A team of engineers at Stanford have developed a radio that is as small as an ant and costs only pennies to manufacture, compute and execute commands. Researchers say the end product could serve as an inexpensive "missing link" between the Internet of today and that of the future.
"The next exponential growth in connectivity will be connecting objects together and giving us remote control through the Web," said Amin Arbabian, an assistant professor of electrical engineering at Stanford.
As Phys.org points out, most of the infrastructure to control such devices remotely already exists, such as the Internet to carry out commands around the world and smartphones and computers to issue such commands. The only thing missing is a wireless controller that can be installed on any gadget in any place, at a low cost.
"How do you put a bi-directional wireless control system on every lightbulb?" Arbabian said. "By putting all the essential elements of a radio on a single chip that costs pennies to make." He added that keeping the cost low is imperative in order to connect trillions of devices across the globe.

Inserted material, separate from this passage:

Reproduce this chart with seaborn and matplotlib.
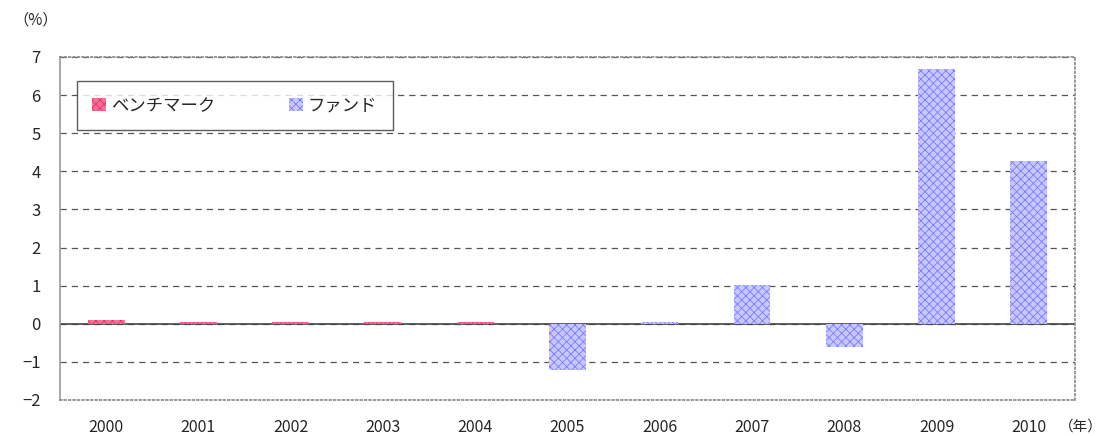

The radio's antenna is just one-tenth the size of a regular Wi-Fi antenna and can operate at a speed of 24 billion cycles a second. So the team had to improve the electronic design of the radio in order to process such fast signals.
In the end, they designed the antenna to scavenge energy from incoming electromagnetic waves. An antenna replies and relays signals over short distances and a central processor is used to interpret and execute instructions. This ensures that no other external power or components are needed.
Arbabian hopes the tiny radios will provide a web of connectivity between the Internet and household devices.
"Cheap, tiny, self-powered radio controllers are an essential requirement for the Internet of Things," said Arbabian.